Ütopyalar? Ütopistik? Bu yalnızca bir sözcük oyunu mu? ...ütopyalar yanılsamaların, dolayısıyla kaçınılmaz olarak, hayal kırıklıklarının besleyicisidirler. Ve ütopyalar, korkunç yanlışların haklı gösterilmesi için kullanılabilirler, kullanılmışlardır.
Gerçekten ihtiyaç duyduğumuz en son şey, daha fazla ütopyacı görüşlerdir. Ütopistikle kastetmek istediğim, oldukça farklı bir şeydir.
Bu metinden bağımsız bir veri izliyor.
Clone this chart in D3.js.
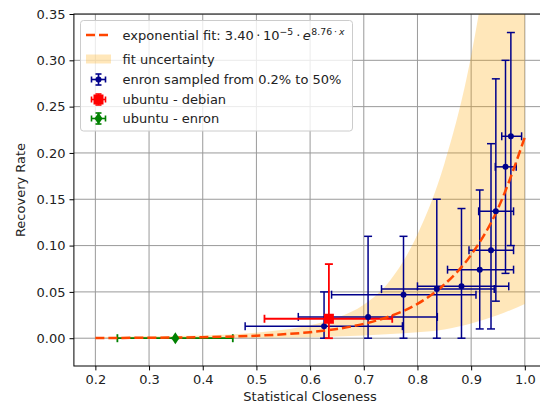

Ütopistik, tarihsel alternatiflerin ciddi bir değerlendirmesi, olası alternatif tarihsel sistemlerin gerçek rasyonalitesine uygun olarak kararlarımızın uygulanmasıdır. İnsani toplumsal sistemlerin, bu sistemlerin içinde varolabilecekleri sınırlılıkların ve insan yaratıcılığına açık alanların ciddi, rasyonel ve gerçekçi değerlendirmesidir. Mükemmel (ve kaçınılmaz) geleceğin çehresi değil, fakat alternatif, güvenilir bir biçimde daha iyi ve tarihsel olarak mümkün (ancak kesin olmaktan uzak) bir geleceğin çehresi.